The expenditures necessary to implement the Modernization panel’s recommendations would be funded through the Legislative Branch appropriations bill, which is already in the spotlight this year in the aftermath of clear security failures during the Jan. 6 insurrection.

While some of the security issues would be addressed in the $1.9 billion supplemental spending bill that the House passed in May, Legislative Branch Subcommittee Chairman Tim Ryan, D-Ohio, has acknowledged that his committee’s fiscal 2022 bill will still include costs associated with Jan. 6 and needed security transformations.

The costs of hardening the security posture on Capitol Hill and district offices, combined with spending on modernizing congressional operations, has the potential to mark an unprecedented increase in the Legislative Branch bill’s funding totals.

By law, the White House includes congressional recommendations for the Legislative Branch measure in its annual budget request.

For fiscal 2022, the total would be roughly $5.9 billion, an 11 percent boost above the current year. That would be a substantially larger increase over the past decade, though if recent history is any guide, lawmakers may end up trimming their own proposed budget for next year.

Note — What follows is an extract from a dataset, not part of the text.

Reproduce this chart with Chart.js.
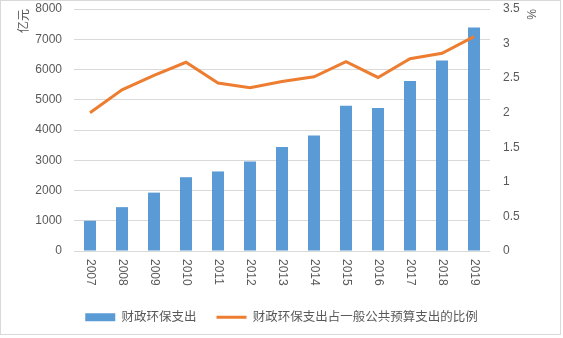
<!DOCTYPE html>
<html>
<head>
  <meta charset="utf-8">
  <style>
    body { margin: 0; background: #fff; }
    .chart-container { position: relative; width: 563px; height: 338px; }
    #envChart { position: absolute; left: 0; top: 0; }
    .frame {
      position: absolute; left: 0; top: 0; width: 561px; height: 335px;
      border: 1px solid #d9d9d9; box-sizing: border-box; pointer-events: none;
    }
  </style>
  <script src="https://cdn.jsdelivr.net/npm/chart.js"></script>
</head>
<body>
  <div class="chart-container">
    <canvas id="envChart" width="563" height="338"></canvas>
    <div class="frame"></div>
  </div>

  <script>
    const years = ['2007', '2008', '2009', '2010', '2011', '2012', '2013', '2014', '2015', '2016', '2017', '2018', '2019'];
    // 财政环保支出, 亿元
    const spending = [1000, 1450, 1930, 2440, 2630, 2960, 3440, 3820, 4800, 4730, 5620, 6300, 7390];
    // 占一般公共预算支出的比例, %
    const ratio = [2.00, 2.33, 2.54, 2.73, 2.43, 2.36, 2.45, 2.52, 2.74, 2.51, 2.78, 2.86, 3.10];
    const leftAxis = { min: 0, max: 8000, step: 1000, title: '亿元' };
    const rightAxis = { min: 0, max: 3.5, step: 0.5, title: '%' };

    const textColor = '#595959';
    const gridColor = '#d9d9d9';
    const fontFamily = '"Liberation Sans", "Noto Sans CJK SC", sans-serif';

    // x labels read top to bottom (rotated clockwise), so draw them ourselves
    const xLabelPlugin = {
      id: 'xLabels',
      afterDraw(chart) {
        const scale = chart.scales.x;
        const ctx = chart.ctx;
        ctx.save();
        ctx.fillStyle = textColor;
        ctx.font = '12px ' + fontFamily;
        ctx.textAlign = 'left';
        ctx.textBaseline = 'middle';
        scale.ticks.forEach((t, i) => {
          const x = scale.getPixelForTick(i);
          ctx.save();
          ctx.translate(x, scale.top + 8);
          ctx.rotate(Math.PI / 2);
          ctx.fillText(years[i], 0, 0);
          ctx.restore();
        });
        ctx.restore();
      }
    };

    const ctx = document.getElementById('envChart').getContext('2d');
    new Chart(ctx, {
      type: 'bar',
      data: {
        labels: years,
        datasets: [{
          type: 'bar',
          label: '财政环保支出',
          data: spending,
          backgroundColor: '#5b9bd5',
          yAxisID: 'y',
          order: 1,
          barPercentage: 0.375,
          categoryPercentage: 1,
          pointStyle: 'rect'
        }, {
          type: 'line',
          label: '财政环保支出占一般公共预算支出的比例',
          data: ratio,
          borderColor: '#ed7d31',
          backgroundColor: '#ed7d31',
          borderWidth: 3,
          pointRadius: 0,
          tension: 0,
          yAxisID: 'y1',
          order: 0,
          pointStyle: 'line'
        }]
      },
      options: {
        responsive: false,
        animation: false,
        layout: { autoPadding: false, padding: { top: 9, left: 0, right: 0, bottom: 4.5 } },
        scales: {
          x: {
            grid: { display: false },
            border: { display: false },
            ticks: { color: 'rgba(0,0,0,0)', minRotation: 90, maxRotation: 90, font: { size: 12, family: fontFamily } },
            afterFit(scale) { scale.height = 40; }
          },
          y: {
            position: 'left',
            min: leftAxis.min,
            max: leftAxis.max,
            ticks: {
              stepSize: leftAxis.step, color: textColor, padding: 0, font: { size: 12, family: fontFamily },
              callback: (v) => String(v)
            },
            grid: { color: gridColor, tickLength: 12, tickColor: 'rgba(0,0,0,0)' },
            border: { display: false },
            title: {
              display: true, text: leftAxis.title, align: 'end', color: textColor,
              font: { size: 12, family: fontFamily }, padding: { top: 17, bottom: 0 }
            },
            afterFit(scale) { scale.width = 74; }
          },
          y1: {
            position: 'right',
            min: rightAxis.min,
            max: rightAxis.max,
            ticks: {
              stepSize: rightAxis.step, color: textColor, padding: 0, font: { size: 12, family: fontFamily },
              callback: (v) => String(v)
            },
            grid: { drawOnChartArea: false, tickLength: 13, tickColor: 'rgba(0,0,0,0)' },
            border: { display: false },
            title: {
              display: true, text: rightAxis.title, align: 'end', color: textColor,
              font: { size: 12, family: fontFamily }, padding: { top: 25, bottom: 0 }
            },
            afterFit(scale) { scale.width = 73; }
          }
        },
        plugins: {
          legend: {
            position: 'bottom',
            labels: {
              usePointStyle: true,
              pointStyleWidth: 30,
              boxHeight: 8,
              color: textColor,
              padding: 20,
              font: { size: 12.5, family: fontFamily },
              sort: (a, b) => a.datasetIndex - b.datasetIndex
            }
          },
          tooltip: { enabled: false }
        }
      },
      plugins: [xLabelPlugin]
    });
  </script>
</body>
</html>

In the past two years, Congress has cut about 5 percentage points from increases proposed earlier in the year for Legislative Branch accounts as lawmakers have had to make choices within overall nondefense spending limits and adjust to changed conditions during the year. Some proposed funding could potentially migrate over to the emergency supplemental security bill, especially if House-Senate talks on that measure drag into the fall.